By Brian P. Dunleavy
July 1, 2012

You see all kinds riding mass transit in New York.

That this remains true even as the city—particularly Manhattan—becomes more and more gentrified with each passing year is reassuring, and it is particularly so when one sees people from radically diverse backgrounds coexisting as I did on Sunday, riding the PATH train from Greenwich Village to Harrison, NJ to watch Major League Soccer’s Red Bull New York take on bitter rival DC United.

For this ride, scheduling circumstances meant that you had white, mostly male (presumably straight) soccer fans standing shoulder to shoulder with members of New York’s substantial LGBT community, the latter group returning to their suburban homes following “Gay Pride” festivities in the Village. In some cities, this would be a combustible—potentially fatal—mix. Here, the two groups seemed to barely notice one another. They coexisted so well I’m almost embarrassed to mention it, ashamed to even think it a potential issue.

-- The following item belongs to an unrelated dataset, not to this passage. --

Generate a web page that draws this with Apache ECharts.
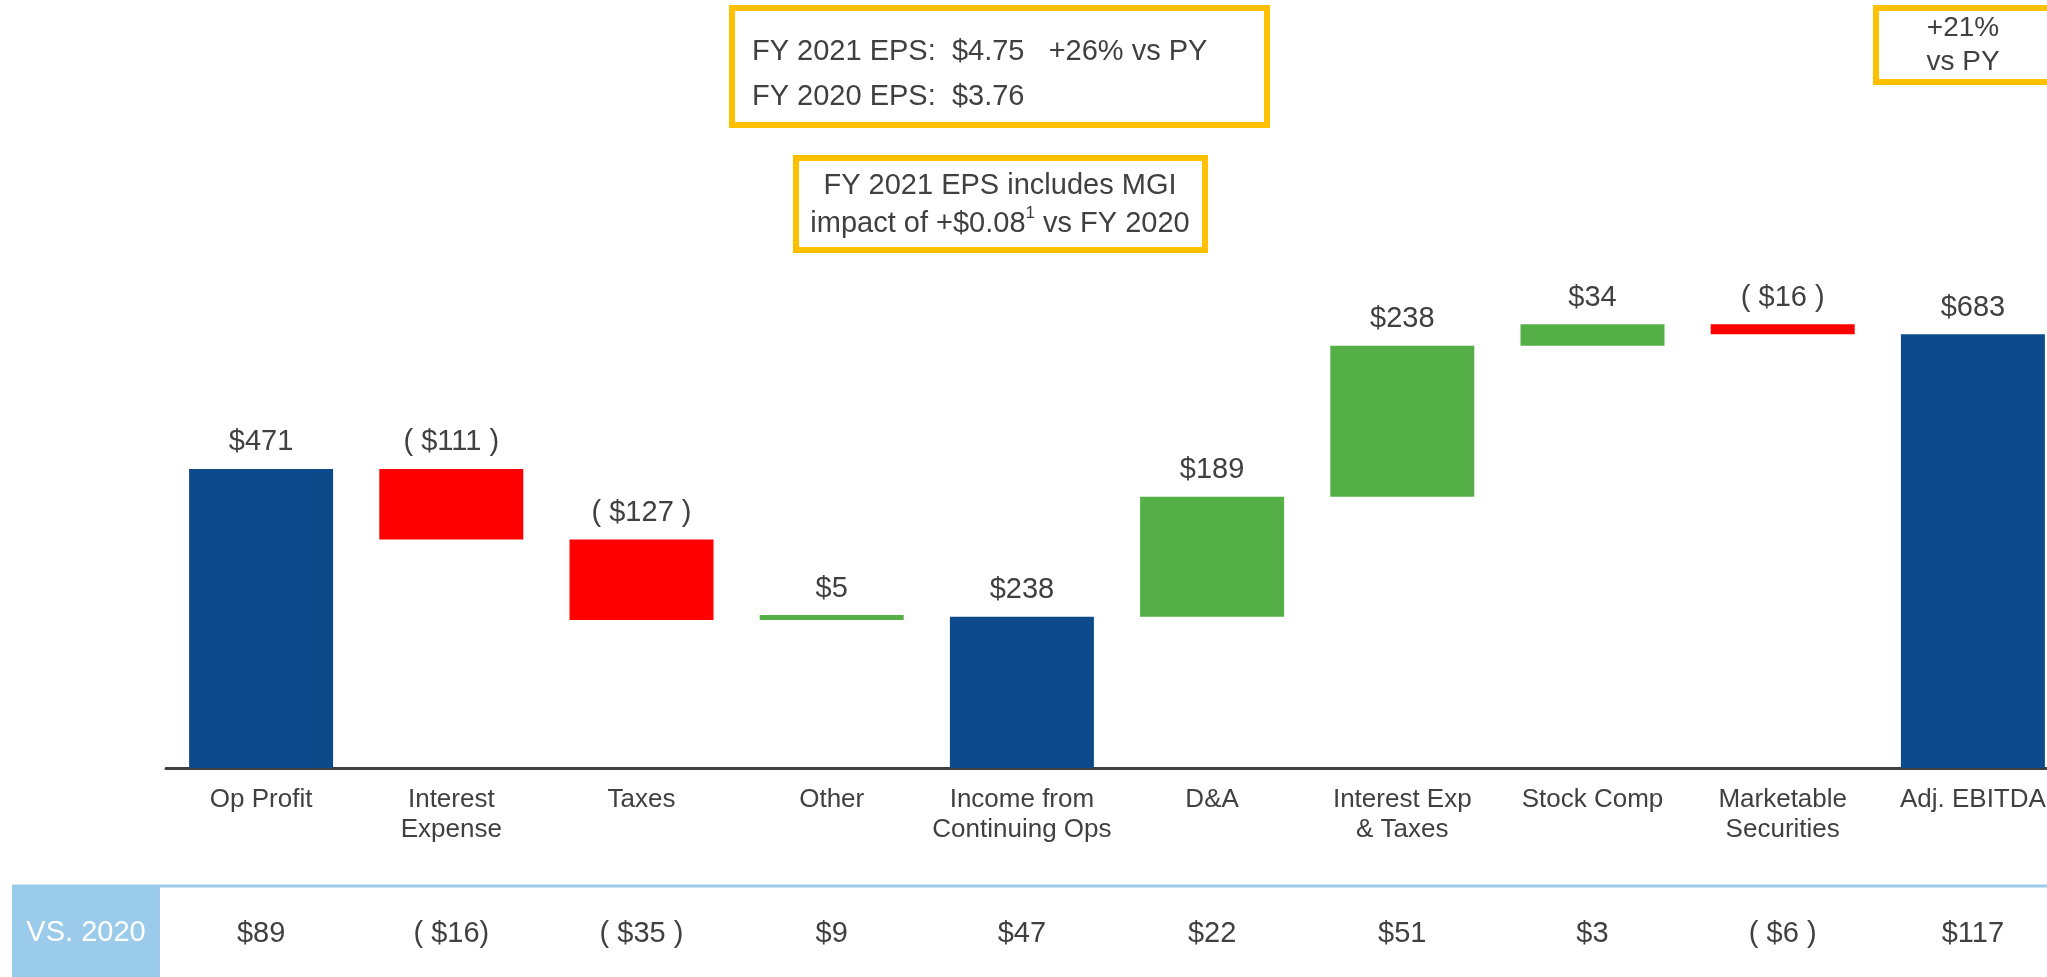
<!DOCTYPE html>
<html>
<head>
<meta charset="utf-8">
<title>EPS / EBITDA bridge</title>
<script src="https://cdn.jsdelivr.net/npm/echarts@6/dist/echarts.min.js"></script>
<style>
  html,body{margin:0;padding:0;background:#fff;overflow:hidden;}
  /* a bit wider than the window: the last bar runs off the right edge in the original */
  #main{width:2080px;height:977px;}
</style>
</head>
<body>
<div id="main"></div>
<script>
// bridge data, $M
const categories=['Op Profit','Interest\nExpense','Taxes','Other','Income from\nContinuing Ops','D&A','Interest Exp\n& Taxes','Stock Comp','Marketable\nSecurities','Adj. EBITDA'];
const amounts=[471,-111,-127,5,238,189,238,34,-16,683];
const isTotal=[true,false,false,false,true,false,false,false,false,true];
const barLabels=['$471','( $111 )','( $127 )','$5','$238','$189','$238','$34','( $16 )','$683'];
const vsPrior=['$89','( $16)','( $35 )','$9','$47','$22','$51','$3','( $6 )','$117'];

const blue='#0C4A8C';
const red='#FF0000';
const green='#54AF47';
const gold='#FFC000';
const lightBlue='#9BCBEB';
const textColor='#404040';
const font='"Liberation Sans", Arial, sans-serif';

// work out the invisible base and the visible piece of every bar
let base=[],piece=[];
let running=0;
for(var i=0;i<amounts.length;i++){
  let v=amounts[i];
  if(isTotal[i]){
    base.push(0);
    piece.push(v);
    running=v;
  }else if(v>=0){
    base.push(running);
    piece.push(v);
    running+=v;
  }else{
    base.push(running+v);
    piece.push(-v);
    running+=v;
  }
}
let colors=amounts.map(function(v,i){
  if(isTotal[i]) return blue;
  return v<0?red:green;
});

let chart=echarts.init(document.getElementById('main'),null,{renderer:'canvas'});

let option={
  animation:false,
  textStyle:{fontFamily:font},
  grid:{
    left:166,
    top:133,
    width:1902,
    height:635
  },
  xAxis:[
    {
      type:'category',
      data:categories,
      axisLine:{lineStyle:{color:textColor,width:3}},
      axisTick:{show:false},
      axisLabel:{
        interval:0,
        color:textColor,
        fontSize:26,
        lineHeight:30,
        margin:17,
        verticalAlign:'top'
      }
    },
    {
      // the "VS. 2020" row under the chart
      type:'category',
      position:'bottom',
      offset:151,
      data:vsPrior,
      axisLine:{show:false},
      axisTick:{show:false},
      axisLabel:{
        interval:0,
        color:textColor,
        fontSize:29,
        lineHeight:30,
        margin:0,
        verticalAlign:'top'
      }
    }
  ],
  yAxis:{
    type:'value',
    min:0,
    max:1000,
    show:false,
    splitLine:{show:false}
  },
  series:[
    {
      name:'base',
      type:'bar',
      stack:'bridge',
      barWidth:144,
      itemStyle:{color:'transparent'},
      emphasis:{disabled:true},
      data:base
    },
    {
      name:'change',
      type:'bar',
      stack:'bridge',
      barWidth:144,
      barMinHeight:5,
      data:piece.map(function(v,i){
        return {value:v,itemStyle:{color:colors[i]}};
      }),
      label:{
        show:true,
        position:'top',
        distance:12,
        color:textColor,
        fontSize:29,
        formatter:function(p){
          return barLabels[p.dataIndex];
        }
      }
    }
  ],
  graphic:[
    // EPS box
    {
      type:'rect',
      shape:{x:732,y:8,width:535,height:117},
      style:{fill:'#fff',stroke:gold,lineWidth:6}
    },
    {
      type:'text',
      left:752,
      top:29,
      style:{
        text:'FY 2021 EPS:  $4.75   +26% vs PY\nFY 2020 EPS:  $3.76',
        fill:textColor,
        font:'29px '+font,
        lineHeight:45
      }
    },
    // MGI box
    {
      type:'rect',
      shape:{x:796,y:158,width:409,height:92},
      style:{fill:'#fff',stroke:gold,lineWidth:6}
    },
    {
      type:'text',
      x:1000,
      y:205,
      style:{
        text:'FY 2021 EPS includes MGI\n{n|impact of +$0.08}{sup|1}{n| vs FY 2020}',
        fill:textColor,
        font:'29px '+font,
        align:'center',
        verticalAlign:'middle',
        lineHeight:38,
        rich:{
          n:{fontSize:29,fontFamily:font,fill:textColor,lineHeight:38},
          sup:{fontSize:17,fontFamily:font,fill:textColor,verticalAlign:'top',padding:[0,0,16,0]}
        }
      }
    },
    // EBITDA growth box
    {
      type:'rect',
      shape:{x:1876,y:8,width:200,height:74},
      style:{fill:'#fff',stroke:gold,lineWidth:6}
    },
    {
      type:'text',
      x:1963,
      y:45,
      style:{
        text:'+21%\nvs PY',
        fill:textColor,
        font:'28px '+font,
        align:'center',
        verticalAlign:'middle',
        lineHeight:34
      }
    },
    // vs prior year row
    {
      type:'line',
      shape:{x1:12,y1:886,x2:2080,y2:886},
      style:{stroke:lightBlue,lineWidth:3}
    },
    {
      type:'rect',
      shape:{x:12,y:886,width:148,height:91},
      style:{fill:lightBlue}
    },
    {
      type:'text',
      x:86,
      y:933,
      style:{
        text:'VS. 2020',
        fill:'#fff',
        font:'29px '+font,
        align:'center',
        verticalAlign:'middle'
      }
    }
  ]
};
chart.setOption(option);
</script>
</body>
</html>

Of course, once the aforementioned soccer fans arrived at the stadium for the sold-out match, all bets were off. As we waited in line to pass through the gates, Red Bull fan groups began singing songs aimed at their DC counterparts, and many of their chants included homophobic slurs.

So much for tolerance and respect.

Soccer fans are hardly alone here. At virtually every sporting venue in the US, long after the exploits of Jackie Robinson and others effectively eradicated the N-word from the fan lexicon, the f-word (the one with the two “Gs” in the middle) remains firmly entrenched. Opposing players are “f---ing f----ts.” Hometown players performing poorly are “h---s” (rhymes with slow-mo). As at the soccer match on Sunday, songs that portray rivals as “taking it up the a--“ still earn giggles from like-minded supporters.

In Harrison, the thought that even one of those LGBT folks on the train with them might have also stopped to see the game didn’t even cross the minds of those rabid Red Bull rooters.

And why would it? The issue of sexual orientation in the sports world renders nary a mention in the sports pages or elsewhere in the press. Seventy years after every columnist on both the right and wrong side weighed in on the race issue in sports, no one wants to touch the matter of anti-gay bigotry in the stands with a 10-foot pole, and so it goes unchecked.

It’s no wonder that a star professional athlete in one of the major professional sports in the U.S. has yet to come out of the closet. They are already subjected to a vile level of abuse just for wearing the wrong uniform color.

Back in Harrison, those same soccer fans got back on the train after the match. The riders were still a diverse bunch—this is New York, after all—but most of the LGBT revelers were either home or still celebrating in the West Village.

It is to the shame and detriment of the sports world that any soccer fans among them wouldn’t have felt welcome at the game—on their day, of all days.